Provided data ::
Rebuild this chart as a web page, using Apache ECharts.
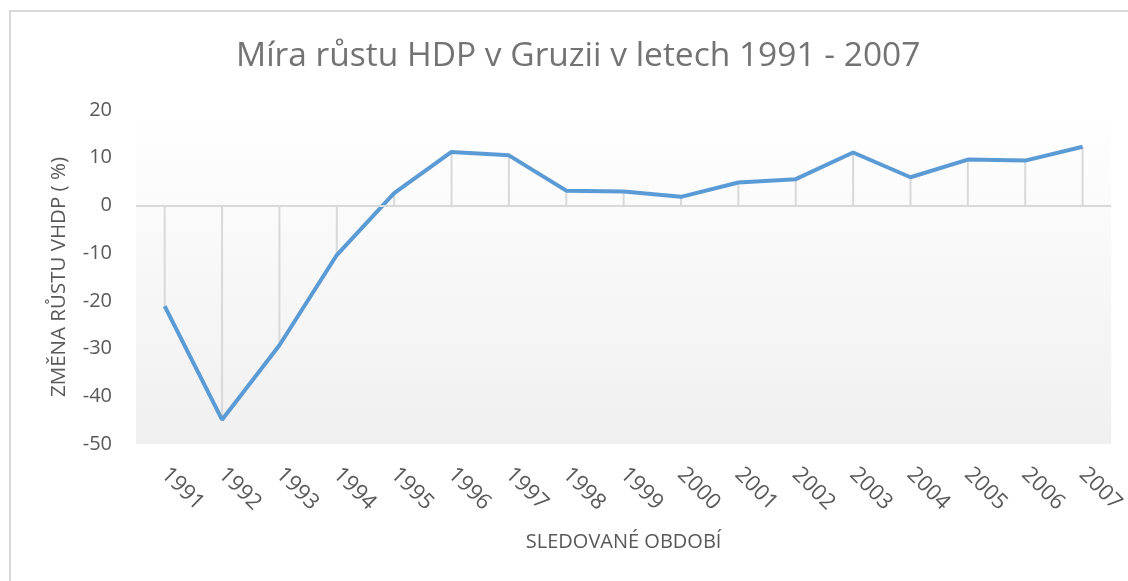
<!DOCTYPE html>
<html>
<head>
<meta charset="utf-8">
<script src="https://cdn.jsdelivr.net/npm/echarts@6/dist/echarts.min.js"></script>
<style>
html, body { margin: 0; padding: 0; background: #fff; }
#echarts { width: 1128px; height: 581px; }
</style>
</head>
<body>
<div id="echarts"></div>
<script>
var years = ['1991', '1992', '1993', '1994', '1995', '1996', '1997', '1998', '1999',
    '2000', '2001', '2002', '2003', '2004', '2005', '2006', '2007'];
var growth = [-21.1, -44.9, -29.3, -10.4, 2.6, 11.2, 10.5, 3.1, 2.9,
    1.8, 4.8, 5.5, 11.1, 5.9, 9.6, 9.4, 12.3];

var font = 'Open Sans';
var myChart = echarts.init(document.getElementById('echarts'));

var option = {
    animation: false,
    textStyle: { fontFamily: font },
    graphic: [{
        type: 'rect',
        shape: { x: 10, y: 11, width: 1200, height: 700 },
        style: { fill: 'none', stroke: '#d9d9d9', lineWidth: 2 },
        silent: true
    }],
    title: {
        text: 'Míra růstu HDP v Gruzii v letech 1991 - 2007',
        left: 231,
        top: 34,
        textStyle: { fontFamily: font, fontSize: 33.5, fontWeight: 'normal', color: '#737373' }
    },
    grid: {
        left: 136,
        right: 15,
        top: 110,
        bottom: 137,
        show: true,
        borderWidth: 0,
        backgroundColor: new echarts.graphic.LinearGradient(0, 0, 0, 1, [
            { offset: 0, color: '#ffffff' },
            { offset: 1, color: '#f0f0f0' }
        ])
    },
    xAxis: {
        type: 'category',
        data: years,
        name: 'SLEDOVANÉ OBDOBÍ',
        nameLocation: 'middle',
        nameGap: 88,
        nameTextStyle: { fontSize: 20, color: '#595959' },
        axisLine: { show: false, onZero: false },
        axisTick: { show: false },
        axisLabel: { rotate: -45, fontSize: 22, color: '#595959', margin: 27 }
    },
    yAxis: {
        type: 'value',
        min: -50,
        max: 20,
        interval: 10,
        name: 'ZMĚNA RŮSTU VHDP ( %)',
        nameLocation: 'middle',
        nameGap: 66,
        nameTextStyle: { fontSize: 20.5, color: '#595959' },
        axisLine: { show: false },
        axisTick: { show: false },
        splitLine: { show: false },
        axisLabel: { fontSize: 20, color: '#595959', margin: 24 }
    },
    series: [
        {
            type: 'bar',
            data: growth,
            barWidth: 2,
            itemStyle: { color: '#d9d9d9' },
            silent: true
        },
        {
            type: 'line',
            data: growth,
            symbol: 'none',
            lineStyle: { color: '#5b9bd5', width: 4 },
            markLine: {
                silent: true,
                symbol: 'none',
                label: { show: false },
                lineStyle: { color: '#d9d9d9', width: 2, type: 'solid' },
                data: [{ yAxis: 0 }]
            },
            z: 3
        }
    ]
};
myChart.setOption(option);
</script>
</body>
</html>
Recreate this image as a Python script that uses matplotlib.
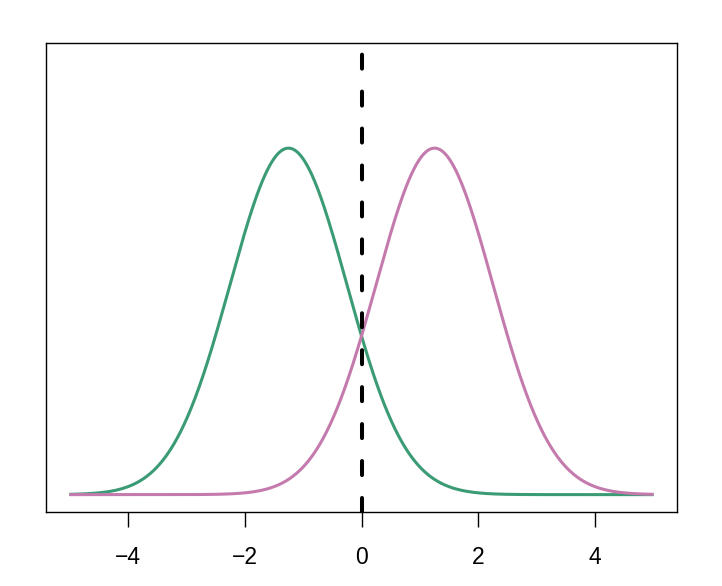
import numpy as np
import matplotlib
matplotlib.use("Agg")
import matplotlib.pyplot as plt

# Data: two normal densities (parameters)
means = [-1.25, 1.25]
sds = [1.0, 1.0]
colors = ["#3a9b74", "#c47aad"]
x_range = [-5, 5]
xticks = [-4, -2, 0, 2, 4]
vline_x = 0

plt.rcParams['font.family'] = ['Liberation Sans', 'DejaVu Sans']
plt.rcParams['lines.scale_dashes'] = False

fig = plt.figure(figsize=(7.22, 5.86), dpi=100)
ax = fig.add_axes([46/722, 1-512/586, (677-46)/722, (512-43)/586])

x = np.linspace(x_range[0], x_range[1], 1000)
for m, s, c in zip(means, sds, colors):
    y = np.exp(-0.5*((x-m)/s)**2)/(s*np.sqrt(2*np.pi))
    ax.plot(x, y, color=c, lw=2.2, solid_capstyle='butt')

ax.set_xlim(-5.4, 5.4)
ax.set_ylim(-0.02, 0.52)
ax.plot([vline_x, vline_x], [-0.02, 0.52], color='black', lw=2.9,
        linestyle=(0, (10.1, 16.5)), dash_capstyle='round')

ax.set_xticks(xticks)
ax.set_xticklabels([f"{t}".replace('-', '\u2212') for t in xticks], fontsize=16.5)
ax.set_yticks([])
ax.tick_params(axis='x', length=10.8, width=1.0, pad=14, direction='out')
for sp in ax.spines.values():
    sp.set_linewidth(1.0)

fig.savefig("out.png", dpi=100)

Exercise brief :: Copy nothing but the lines from the first one in the listing through the line with "var myChart = echarts.init(document.getElementById('echarts'));", and omit the pictures.

Task answer ::
Rebuild this chart as a web page, using Apache ECharts.
<!DOCTYPE html>
<html>
<head>
<meta charset="utf-8">
<script src="https://cdn.jsdelivr.net/npm/echarts@6/dist/echarts.min.js"></script>
<style>
html, body { margin: 0; padding: 0; background: #fff; }
#echarts { width: 1128px; height: 581px; }
</style>
</head>
<body>
<div id="echarts"></div>
<script>
var years = ['1991', '1992', '1993', '1994', '1995', '1996', '1997', '1998', '1999',
    '2000', '2001', '2002', '2003', '2004', '2005', '2006', '2007'];
var growth = [-21.1, -44.9, -29.3, -10.4, 2.6, 11.2, 10.5, 3.1, 2.9,
    1.8, 4.8, 5.5, 11.1, 5.9, 9.6, 9.4, 12.3];

var font = 'Open Sans';
var myChart = echarts.init(document.getElementById('echarts'));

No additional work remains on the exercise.